>> Start Extracted records
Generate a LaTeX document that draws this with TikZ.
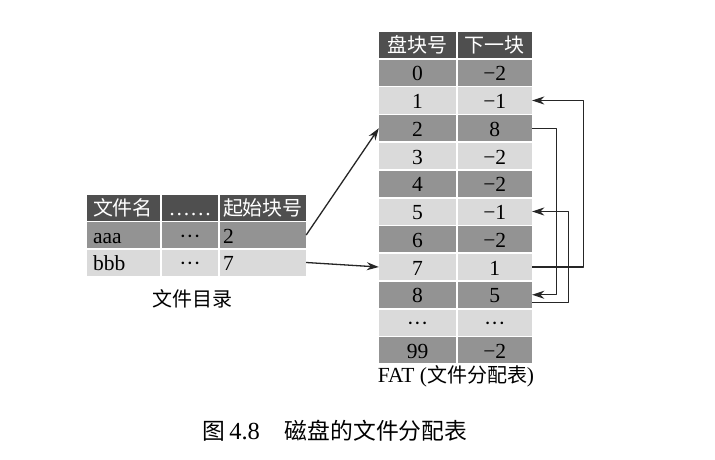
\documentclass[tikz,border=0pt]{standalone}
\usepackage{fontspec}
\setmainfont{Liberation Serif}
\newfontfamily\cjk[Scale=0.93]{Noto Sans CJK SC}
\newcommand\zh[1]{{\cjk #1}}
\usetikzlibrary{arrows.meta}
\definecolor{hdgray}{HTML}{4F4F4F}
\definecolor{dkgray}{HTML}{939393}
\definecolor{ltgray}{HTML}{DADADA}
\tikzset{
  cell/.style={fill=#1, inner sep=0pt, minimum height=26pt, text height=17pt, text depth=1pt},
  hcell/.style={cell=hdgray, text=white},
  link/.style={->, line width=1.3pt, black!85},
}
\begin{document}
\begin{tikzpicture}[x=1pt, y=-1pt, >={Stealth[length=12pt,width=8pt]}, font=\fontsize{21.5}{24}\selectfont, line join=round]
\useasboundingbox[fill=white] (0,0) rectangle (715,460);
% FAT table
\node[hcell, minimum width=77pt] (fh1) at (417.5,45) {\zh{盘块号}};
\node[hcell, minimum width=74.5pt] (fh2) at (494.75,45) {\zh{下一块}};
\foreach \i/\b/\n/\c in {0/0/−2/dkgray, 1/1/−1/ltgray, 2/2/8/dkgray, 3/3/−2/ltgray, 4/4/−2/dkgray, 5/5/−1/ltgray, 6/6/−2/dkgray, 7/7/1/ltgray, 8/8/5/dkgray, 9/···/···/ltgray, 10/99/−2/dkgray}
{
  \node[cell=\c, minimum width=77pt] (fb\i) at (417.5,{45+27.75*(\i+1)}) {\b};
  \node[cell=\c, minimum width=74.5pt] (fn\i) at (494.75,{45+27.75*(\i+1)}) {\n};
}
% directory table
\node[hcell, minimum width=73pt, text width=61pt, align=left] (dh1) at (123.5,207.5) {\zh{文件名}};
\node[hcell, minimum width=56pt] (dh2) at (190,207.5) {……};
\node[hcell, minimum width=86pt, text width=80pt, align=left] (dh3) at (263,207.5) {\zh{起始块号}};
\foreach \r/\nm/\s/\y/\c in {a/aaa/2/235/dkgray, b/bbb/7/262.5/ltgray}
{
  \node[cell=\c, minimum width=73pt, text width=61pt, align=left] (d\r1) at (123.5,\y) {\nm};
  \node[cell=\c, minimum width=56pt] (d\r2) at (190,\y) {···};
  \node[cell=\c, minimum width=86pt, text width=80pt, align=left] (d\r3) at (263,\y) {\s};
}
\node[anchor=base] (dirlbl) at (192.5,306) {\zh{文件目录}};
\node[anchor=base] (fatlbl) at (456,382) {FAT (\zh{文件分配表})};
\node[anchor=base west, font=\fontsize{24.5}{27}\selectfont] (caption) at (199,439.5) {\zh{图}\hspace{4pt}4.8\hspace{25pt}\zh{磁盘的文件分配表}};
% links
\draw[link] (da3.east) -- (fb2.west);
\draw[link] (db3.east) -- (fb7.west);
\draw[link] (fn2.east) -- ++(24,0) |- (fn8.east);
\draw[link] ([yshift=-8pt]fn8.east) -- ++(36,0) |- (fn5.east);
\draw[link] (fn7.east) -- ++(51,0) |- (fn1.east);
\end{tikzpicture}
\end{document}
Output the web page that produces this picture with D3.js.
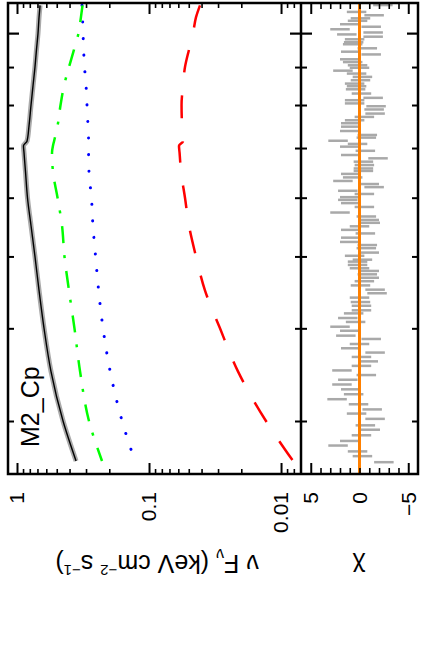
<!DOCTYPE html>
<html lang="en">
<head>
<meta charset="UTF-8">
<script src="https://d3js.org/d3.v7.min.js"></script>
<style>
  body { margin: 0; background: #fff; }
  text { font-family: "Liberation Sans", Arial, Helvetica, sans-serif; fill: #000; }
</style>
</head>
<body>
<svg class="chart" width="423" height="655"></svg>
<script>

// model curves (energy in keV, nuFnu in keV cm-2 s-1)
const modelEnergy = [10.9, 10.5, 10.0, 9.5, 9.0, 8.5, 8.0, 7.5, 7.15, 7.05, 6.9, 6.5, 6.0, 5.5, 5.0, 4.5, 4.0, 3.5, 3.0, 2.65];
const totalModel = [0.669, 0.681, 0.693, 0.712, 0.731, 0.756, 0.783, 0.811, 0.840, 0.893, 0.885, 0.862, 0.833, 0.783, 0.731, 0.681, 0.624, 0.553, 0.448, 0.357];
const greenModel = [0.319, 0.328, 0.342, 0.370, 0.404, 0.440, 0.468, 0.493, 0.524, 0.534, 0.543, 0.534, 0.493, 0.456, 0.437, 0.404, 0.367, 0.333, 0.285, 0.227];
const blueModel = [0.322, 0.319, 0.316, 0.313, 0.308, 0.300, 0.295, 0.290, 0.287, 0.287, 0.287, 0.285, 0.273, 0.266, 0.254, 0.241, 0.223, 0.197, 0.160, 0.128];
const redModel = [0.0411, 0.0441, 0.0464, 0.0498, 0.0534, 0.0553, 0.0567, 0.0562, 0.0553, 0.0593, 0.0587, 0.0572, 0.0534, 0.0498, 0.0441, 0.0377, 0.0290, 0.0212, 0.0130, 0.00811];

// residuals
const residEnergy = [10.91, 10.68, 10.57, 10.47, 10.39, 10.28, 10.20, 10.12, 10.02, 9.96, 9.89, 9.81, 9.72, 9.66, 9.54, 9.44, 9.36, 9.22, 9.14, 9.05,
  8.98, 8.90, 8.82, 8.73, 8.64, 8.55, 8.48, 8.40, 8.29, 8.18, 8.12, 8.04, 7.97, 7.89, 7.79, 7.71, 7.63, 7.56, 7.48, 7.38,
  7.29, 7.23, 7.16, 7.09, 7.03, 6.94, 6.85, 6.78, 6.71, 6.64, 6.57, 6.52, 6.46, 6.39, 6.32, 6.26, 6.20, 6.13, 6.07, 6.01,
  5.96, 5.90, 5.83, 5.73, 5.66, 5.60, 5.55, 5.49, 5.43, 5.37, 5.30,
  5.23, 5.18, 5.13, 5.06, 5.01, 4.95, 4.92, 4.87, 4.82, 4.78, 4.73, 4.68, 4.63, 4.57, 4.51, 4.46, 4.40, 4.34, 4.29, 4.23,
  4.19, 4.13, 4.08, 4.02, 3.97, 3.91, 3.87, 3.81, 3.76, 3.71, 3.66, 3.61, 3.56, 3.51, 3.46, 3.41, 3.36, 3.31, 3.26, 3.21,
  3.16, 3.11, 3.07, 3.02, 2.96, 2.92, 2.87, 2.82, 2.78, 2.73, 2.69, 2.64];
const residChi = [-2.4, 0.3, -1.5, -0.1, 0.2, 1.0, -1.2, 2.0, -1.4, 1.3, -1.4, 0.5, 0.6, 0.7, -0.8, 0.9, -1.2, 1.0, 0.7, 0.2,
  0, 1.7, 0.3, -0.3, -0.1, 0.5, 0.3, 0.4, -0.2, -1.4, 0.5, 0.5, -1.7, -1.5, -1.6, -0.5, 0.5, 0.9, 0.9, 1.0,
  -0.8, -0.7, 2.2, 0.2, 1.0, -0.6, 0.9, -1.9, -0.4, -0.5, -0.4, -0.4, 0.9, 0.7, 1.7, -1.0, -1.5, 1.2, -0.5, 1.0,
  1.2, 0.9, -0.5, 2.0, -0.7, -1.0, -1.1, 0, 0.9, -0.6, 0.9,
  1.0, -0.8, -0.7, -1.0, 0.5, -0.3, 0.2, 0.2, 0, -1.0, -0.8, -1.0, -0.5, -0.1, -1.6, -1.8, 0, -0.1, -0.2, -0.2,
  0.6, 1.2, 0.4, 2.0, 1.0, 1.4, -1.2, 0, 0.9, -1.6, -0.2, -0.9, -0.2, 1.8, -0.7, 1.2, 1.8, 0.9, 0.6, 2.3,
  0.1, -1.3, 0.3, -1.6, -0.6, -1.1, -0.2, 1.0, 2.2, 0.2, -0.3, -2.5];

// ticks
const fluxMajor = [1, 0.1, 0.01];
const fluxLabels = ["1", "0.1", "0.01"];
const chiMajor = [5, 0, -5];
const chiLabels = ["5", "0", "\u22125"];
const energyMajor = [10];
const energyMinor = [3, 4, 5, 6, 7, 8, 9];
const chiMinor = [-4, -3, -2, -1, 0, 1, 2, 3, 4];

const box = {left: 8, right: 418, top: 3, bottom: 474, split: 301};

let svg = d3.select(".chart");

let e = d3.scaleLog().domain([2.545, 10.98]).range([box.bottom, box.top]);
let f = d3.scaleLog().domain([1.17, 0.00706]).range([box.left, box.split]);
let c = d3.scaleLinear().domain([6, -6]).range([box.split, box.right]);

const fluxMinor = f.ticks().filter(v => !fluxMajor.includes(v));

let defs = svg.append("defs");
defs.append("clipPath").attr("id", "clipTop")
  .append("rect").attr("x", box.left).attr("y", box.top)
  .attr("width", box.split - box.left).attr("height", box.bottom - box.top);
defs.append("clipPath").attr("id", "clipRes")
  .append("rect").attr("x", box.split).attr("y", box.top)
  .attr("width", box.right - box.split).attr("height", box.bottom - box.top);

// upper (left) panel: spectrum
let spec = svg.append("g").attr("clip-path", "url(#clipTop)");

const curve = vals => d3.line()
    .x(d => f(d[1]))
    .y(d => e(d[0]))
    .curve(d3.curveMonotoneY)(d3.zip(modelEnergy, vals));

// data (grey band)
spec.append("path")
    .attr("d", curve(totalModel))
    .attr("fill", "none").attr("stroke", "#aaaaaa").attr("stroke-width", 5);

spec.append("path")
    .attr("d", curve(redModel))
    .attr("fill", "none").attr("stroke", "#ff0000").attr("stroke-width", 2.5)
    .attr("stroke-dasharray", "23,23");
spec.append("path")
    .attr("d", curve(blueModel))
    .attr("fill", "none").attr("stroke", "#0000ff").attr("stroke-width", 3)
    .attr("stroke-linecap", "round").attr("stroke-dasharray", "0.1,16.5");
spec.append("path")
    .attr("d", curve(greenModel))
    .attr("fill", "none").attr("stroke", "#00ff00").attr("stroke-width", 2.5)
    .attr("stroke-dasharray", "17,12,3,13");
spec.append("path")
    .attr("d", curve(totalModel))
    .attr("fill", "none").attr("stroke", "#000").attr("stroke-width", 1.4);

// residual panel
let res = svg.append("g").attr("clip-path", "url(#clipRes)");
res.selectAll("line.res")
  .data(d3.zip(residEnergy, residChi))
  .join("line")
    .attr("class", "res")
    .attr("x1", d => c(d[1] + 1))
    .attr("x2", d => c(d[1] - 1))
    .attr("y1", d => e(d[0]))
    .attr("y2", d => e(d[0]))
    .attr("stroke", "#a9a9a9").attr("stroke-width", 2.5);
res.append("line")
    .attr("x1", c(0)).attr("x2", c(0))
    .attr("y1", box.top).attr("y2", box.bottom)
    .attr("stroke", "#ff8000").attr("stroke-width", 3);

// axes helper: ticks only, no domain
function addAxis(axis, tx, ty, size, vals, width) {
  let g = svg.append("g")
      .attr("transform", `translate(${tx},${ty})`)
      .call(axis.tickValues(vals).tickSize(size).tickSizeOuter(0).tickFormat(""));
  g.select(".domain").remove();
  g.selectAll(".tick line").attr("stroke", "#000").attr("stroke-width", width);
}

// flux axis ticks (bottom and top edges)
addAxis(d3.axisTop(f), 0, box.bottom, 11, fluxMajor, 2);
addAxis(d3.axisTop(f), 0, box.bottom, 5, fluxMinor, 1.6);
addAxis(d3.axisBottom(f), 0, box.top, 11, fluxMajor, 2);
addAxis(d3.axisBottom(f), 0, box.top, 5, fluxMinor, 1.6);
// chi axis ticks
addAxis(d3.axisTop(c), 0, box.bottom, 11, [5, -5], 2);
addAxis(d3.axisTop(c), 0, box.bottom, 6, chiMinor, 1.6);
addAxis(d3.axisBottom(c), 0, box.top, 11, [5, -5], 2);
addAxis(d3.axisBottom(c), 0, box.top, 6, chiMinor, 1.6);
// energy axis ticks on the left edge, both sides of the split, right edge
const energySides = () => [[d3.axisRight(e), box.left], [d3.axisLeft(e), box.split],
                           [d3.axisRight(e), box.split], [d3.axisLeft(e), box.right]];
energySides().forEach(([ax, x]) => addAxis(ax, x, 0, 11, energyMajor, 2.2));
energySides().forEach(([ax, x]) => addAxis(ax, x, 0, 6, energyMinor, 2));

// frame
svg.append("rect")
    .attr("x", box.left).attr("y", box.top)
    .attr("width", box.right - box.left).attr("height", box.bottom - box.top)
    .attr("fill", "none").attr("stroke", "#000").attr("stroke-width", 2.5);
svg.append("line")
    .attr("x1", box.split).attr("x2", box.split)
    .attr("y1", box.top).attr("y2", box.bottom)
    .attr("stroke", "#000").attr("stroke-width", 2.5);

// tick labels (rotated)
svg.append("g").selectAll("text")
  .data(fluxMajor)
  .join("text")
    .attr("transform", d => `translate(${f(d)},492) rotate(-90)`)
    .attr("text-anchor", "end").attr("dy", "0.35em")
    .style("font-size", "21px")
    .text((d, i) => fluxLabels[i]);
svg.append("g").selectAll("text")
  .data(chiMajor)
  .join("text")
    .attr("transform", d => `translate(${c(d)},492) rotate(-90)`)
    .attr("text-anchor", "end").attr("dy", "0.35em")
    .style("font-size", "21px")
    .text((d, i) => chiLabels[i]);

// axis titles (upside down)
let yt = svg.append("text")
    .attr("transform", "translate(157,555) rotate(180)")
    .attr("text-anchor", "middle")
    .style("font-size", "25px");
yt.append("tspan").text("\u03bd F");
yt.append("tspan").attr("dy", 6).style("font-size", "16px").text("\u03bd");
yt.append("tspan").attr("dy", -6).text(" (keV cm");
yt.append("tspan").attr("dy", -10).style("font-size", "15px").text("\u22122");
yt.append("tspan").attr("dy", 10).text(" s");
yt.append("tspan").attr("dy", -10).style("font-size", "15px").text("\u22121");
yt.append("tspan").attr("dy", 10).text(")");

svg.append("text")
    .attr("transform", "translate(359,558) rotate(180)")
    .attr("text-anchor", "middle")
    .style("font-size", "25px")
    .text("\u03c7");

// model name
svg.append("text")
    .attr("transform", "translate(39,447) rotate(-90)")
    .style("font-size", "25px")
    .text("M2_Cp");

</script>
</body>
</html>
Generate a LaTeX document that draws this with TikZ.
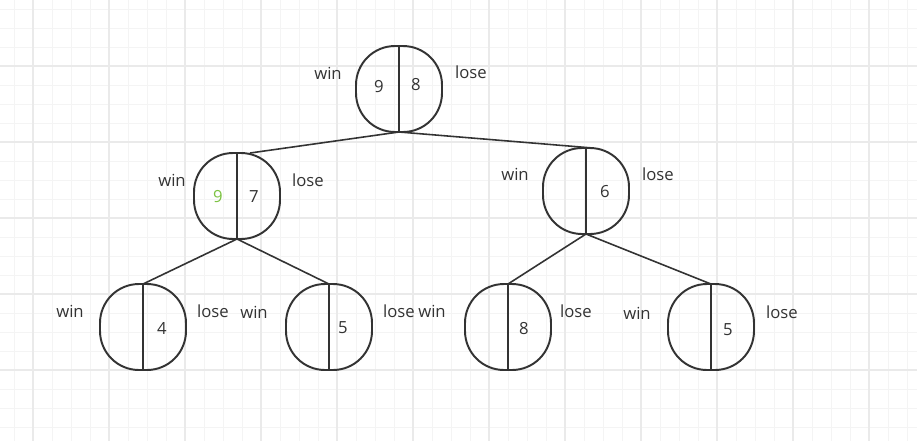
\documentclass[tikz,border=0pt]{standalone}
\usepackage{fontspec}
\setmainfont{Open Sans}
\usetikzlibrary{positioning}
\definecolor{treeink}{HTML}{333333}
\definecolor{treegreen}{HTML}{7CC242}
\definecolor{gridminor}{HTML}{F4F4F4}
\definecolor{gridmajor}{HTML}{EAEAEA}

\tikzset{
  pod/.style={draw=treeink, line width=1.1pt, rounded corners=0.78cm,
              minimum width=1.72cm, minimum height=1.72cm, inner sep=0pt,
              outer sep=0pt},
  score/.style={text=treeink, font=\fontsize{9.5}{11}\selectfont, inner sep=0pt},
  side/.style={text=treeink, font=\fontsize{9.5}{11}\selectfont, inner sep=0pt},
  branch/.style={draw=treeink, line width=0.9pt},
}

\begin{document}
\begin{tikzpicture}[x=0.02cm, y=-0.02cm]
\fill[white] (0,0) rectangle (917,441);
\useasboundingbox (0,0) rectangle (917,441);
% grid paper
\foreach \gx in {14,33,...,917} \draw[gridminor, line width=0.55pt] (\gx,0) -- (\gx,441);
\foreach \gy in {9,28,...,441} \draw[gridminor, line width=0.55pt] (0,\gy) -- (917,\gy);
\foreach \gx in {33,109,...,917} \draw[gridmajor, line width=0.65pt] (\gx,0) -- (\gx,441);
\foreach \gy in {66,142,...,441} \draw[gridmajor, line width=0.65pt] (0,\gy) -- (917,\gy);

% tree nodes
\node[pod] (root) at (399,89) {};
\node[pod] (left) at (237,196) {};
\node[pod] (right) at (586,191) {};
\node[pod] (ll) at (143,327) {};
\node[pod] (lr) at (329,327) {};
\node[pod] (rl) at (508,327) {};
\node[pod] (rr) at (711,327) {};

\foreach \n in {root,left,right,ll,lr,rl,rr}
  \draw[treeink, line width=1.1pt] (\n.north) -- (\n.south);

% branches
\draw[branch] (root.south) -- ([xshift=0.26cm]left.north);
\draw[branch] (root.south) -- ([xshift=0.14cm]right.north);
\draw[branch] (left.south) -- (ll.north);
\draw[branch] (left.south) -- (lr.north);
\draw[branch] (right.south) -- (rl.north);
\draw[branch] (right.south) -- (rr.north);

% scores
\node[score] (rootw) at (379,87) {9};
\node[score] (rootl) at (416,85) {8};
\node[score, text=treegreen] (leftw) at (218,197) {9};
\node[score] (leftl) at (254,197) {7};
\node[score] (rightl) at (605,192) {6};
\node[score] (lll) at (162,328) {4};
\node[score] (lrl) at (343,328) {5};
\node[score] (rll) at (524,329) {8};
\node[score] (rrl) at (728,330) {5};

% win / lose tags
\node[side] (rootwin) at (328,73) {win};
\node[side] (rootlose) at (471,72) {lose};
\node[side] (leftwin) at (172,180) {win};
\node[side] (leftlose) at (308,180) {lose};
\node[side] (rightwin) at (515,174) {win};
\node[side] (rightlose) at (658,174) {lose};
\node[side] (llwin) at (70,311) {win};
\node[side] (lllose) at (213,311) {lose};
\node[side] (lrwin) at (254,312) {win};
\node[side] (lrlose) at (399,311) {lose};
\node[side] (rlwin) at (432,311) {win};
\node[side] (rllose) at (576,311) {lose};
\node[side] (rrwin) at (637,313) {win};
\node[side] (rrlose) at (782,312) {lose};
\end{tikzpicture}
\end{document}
>> End Extracted records
**Aim:** Except for the pictures, write out exactly the lines from the line that contains "Output the web" through the line that contains "0.0212, 0.0130, 0.00811];", including both.

**Output below:**
Output the web page that produces this picture with D3.js.
<!DOCTYPE html>
<html lang="en">
<head>
<meta charset="UTF-8">
<script src="https://d3js.org/d3.v7.min.js"></script>
<style>
  body { margin: 0; background: #fff; }
  text { font-family: "Liberation Sans", Arial, Helvetica, sans-serif; fill: #000; }
</style>
</head>
<body>
<svg class="chart" width="423" height="655"></svg>
<script>

// model curves (energy in keV, nuFnu in keV cm-2 s-1)
const modelEnergy = [10.9, 10.5, 10.0, 9.5, 9.0, 8.5, 8.0, 7.5, 7.15, 7.05, 6.9, 6.5, 6.0, 5.5, 5.0, 4.5, 4.0, 3.5, 3.0, 2.65];
const totalModel = [0.669, 0.681, 0.693, 0.712, 0.731, 0.756, 0.783, 0.811, 0.840, 0.893, 0.885, 0.862, 0.833, 0.783, 0.731, 0.681, 0.624, 0.553, 0.448, 0.357];
const greenModel = [0.319, 0.328, 0.342, 0.370, 0.404, 0.440, 0.468, 0.493, 0.524, 0.534, 0.543, 0.534, 0.493, 0.456, 0.437, 0.404, 0.367, 0.333, 0.285, 0.227];
const blueModel = [0.322, 0.319, 0.316, 0.313, 0.308, 0.300, 0.295, 0.290, 0.287, 0.287, 0.287, 0.285, 0.273, 0.266, 0.254, 0.241, 0.223, 0.197, 0.160, 0.128];
const redModel = [0.0411, 0.0441, 0.0464, 0.0498, 0.0534, 0.0553, 0.0567, 0.0562, 0.0553, 0.0593, 0.0587, 0.0572, 0.0534, 0.0498, 0.0441, 0.0377, 0.0290, 0.0212, 0.0130, 0.00811];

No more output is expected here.